Quelqu'un sait faire du cyclododécatriène?

Ça n'a pas fait la une des journaux, mais un incendie qui a rasé une usine chimique le 31 mars à Marl, au fin fond de l'Allemagne, cause une angoisse géante dans l'industrie automobile. L'approvisionnement mondial d'une résine au nom poétique de «nylon polyamide 12» (PA 12, pour les intimes) a été compromis par une explosion qui a tué deux ouvriers et mis le feu au bâtiment. L'usine d'Evonik Industries était presque un fournisseur unique, pour l'Europe et l'Amérique du Nord, de cyclododécatriène, ingrédient de base du nylon PA 12 utilisé pour faire des canalisations d'essence et de freins.

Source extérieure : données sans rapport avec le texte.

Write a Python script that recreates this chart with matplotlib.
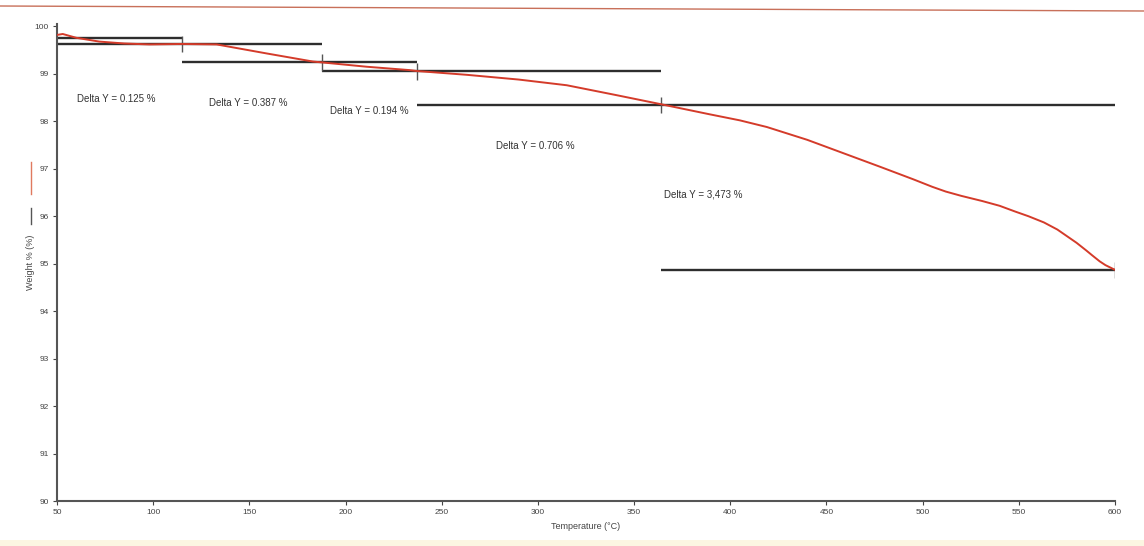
import matplotlib
matplotlib.use("Agg")
import matplotlib.pyplot as plt
from matplotlib.lines import Line2D
from matplotlib.patches import Rectangle

plt.rcParams["font.family"] = ["Liberation Sans", "DejaVu Sans"]

# TGA weight-loss curve
temperature = [50, 53, 60, 72, 85, 98, 115, 133, 159, 183, 211, 233, 237,
               263, 290, 315, 341, 364, 389, 405, 419, 440, 458, 478, 495,
               505, 512, 520, 531, 540, 548, 555, 563, 570, 575, 580, 585,
               588, 592, 595, 600]
weight = [99.82, 99.84, 99.76, 99.68, 99.64, 99.62, 99.63, 99.62, 99.43,
          99.26, 99.15, 99.08, 99.06, 98.98, 98.88, 98.76, 98.55, 98.36,
          98.15, 98.02, 97.88, 97.61, 97.34, 97.04, 96.78, 96.62, 96.52,
          96.43, 96.32, 96.22, 96.10, 96.00, 95.87, 95.72, 95.58, 95.44,
          95.28, 95.18, 95.05, 94.97, 94.87]

# step analysis: boundary temperatures and the weight loss in each step
step_bounds = [50, 115, 188, 237, 364, 600]
start_weight = 99.76
delta_y = [0.125, 0.387, 0.194, 0.706, 3.473]
delta_labels = ["Delta Y = 0.125 %", "Delta Y = 0.387 %", "Delta Y = 0.194 %",
                "Delta Y = 0.706 %", "Delta Y = 3,473 %"]

x_ticks = [50, 100, 150, 200, 250, 300, 350, 400, 450, 500, 550, 600]
y_ticks = [90, 91, 92, 93, 94, 95, 96, 97, 98, 99, 100]

# cumulative weight at each step boundary
bound_weight = [start_weight]
for d in delta_y:
    bound_weight.append(bound_weight[-1] - d)

fig = plt.figure(figsize=(11.44, 5.46), dpi=100)
ax = fig.add_axes([0.0498, 0.0824, 0.9249, 0.8736])

curve_color = "#d43b2a"
step_color = "#2e2e2e"

ax.plot(temperature, weight, color=curve_color, lw=1.4, zorder=3,
        solid_joinstyle="round")

for i in range(len(delta_y)):
    t0, t1 = step_bounds[i], step_bounds[i + 1]
    ax.hlines([bound_weight[i], bound_weight[i + 1]], t0, t1,
              color=step_color, lw=1.7, zorder=2)
for i in range(1, len(step_bounds)):
    ax.vlines(step_bounds[i], bound_weight[i] - 0.18, bound_weight[i] + 0.17,
              color="#555555", lw=1.0, zorder=2)

label_pos = [(60.4, 98.47), (129, 98.39), (192, 98.22), (278, 97.48),
             (365.5, 96.46)]
for txt, (lx, ly) in zip(delta_labels, label_pos):
    ax.text(lx, ly, txt, fontsize=7, color="#333333", ha="left", va="center")

ax.set_xlim(50, 600)
ax.set_ylim(90, 100.05)
ax.set_xticks(x_ticks)
ax.set_yticks(y_ticks)
ax.tick_params(axis="both", labelsize=6, colors="#444444", length=3,
               width=0.8, direction="out", pad=3)

for side in ("top", "right"):
    ax.spines[side].set_visible(False)
for side in ("left", "bottom"):
    ax.spines[side].set_color("#555555")
    ax.spines[side].set_linewidth(1.5)

ax.set_xlabel("Temperature (°C)", fontsize=6.5, color="#444444", labelpad=4)
fig.text(0.027, 0.52, "Weight % (%)", rotation=90, fontsize=6.5,
         color="#444444", ha="center", va="center")

# series key drawn beside the y label
fig.add_artist(Line2D([0.027, 0.027], [1 - 162 / 546, 1 - 194 / 546],
                      color="#e07a5f", lw=1.0, transform=fig.transFigure))
fig.add_artist(Line2D([0.027, 0.027], [1 - 208 / 546, 1 - 224 / 546],
                      color="#555555", lw=1.0, transform=fig.transFigure))

# page border line across the top and tinted strip at the bottom
fig.add_artist(Line2D([0, 1], [1 - 6 / 546, 1 - 11 / 546],
                      color="#c8705a", lw=1.0, transform=fig.transFigure))
fig.add_artist(Rectangle((0, 0), 1, 6 / 546, transform=fig.transFigure,
                         facecolor="#fcf6e2", edgecolor="none"))

fig.savefig("out.png", dpi=100)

Pas de cyclododécatriène, pas de PA 12.

Pas de PA 12, pas de ligne de freins ni d'essence... on ferme les usines!

Des réunions au sommet des constructeurs automobiles à Detroit ont eu lieu la semaine dernière et des mesures d'urgence ont été prises avec Dupont et BASF Chimie pour pallier la crise. Malgré cela, il n'est pas impossible que certaines usines d'assemblage doivent fermer temporairement, le temps que l'usine chimique d'Evonik soit reconstruite, ce qui prendra des mois.

En attendant, avis aux lecteurs de La Presse qui ont l'esprit d'entrepreneuriat, un vieux jeu de chimie dans le grenier et un baril de 40 gallons dans le garage (et qui n'ont pas peur des explosions mortelles): la formule moléculaire du cyclododécatriène est C12H18 et la recette a l'air simple comme bonjour. Elle est disponible sur l'internet. Il suffit de «trimériser du butadiène avec du tétrachlorure de titane et un co-catalyseur organoaluminé pour obtenir une cyclène». Trop facile... Tiens, on vous fait même un dessin (voir ci-dessus).

En fait, s'il faut vraiment vous faire un dessin, n'essayez pas ça à la maison. Ce n'est pas pour rien que l'usine allemande a sauté, nous explique Louis Cartier, anciennement ingénieur chimiste chez Basell, à Varennes, et qui a fabriqué des polymères durant 27 ans: «les organoaluminés sont extrêmement dangereux. Ils prennent instantanément feu en présence d'air et explosent en présence d'eau», dit-il. Le tétrachlorure de titane n'est pas un client plus facile, note M. Cartier: «en présence d'eau, il se décompose pour former un nuage toxique d'acide chlorhydrique.»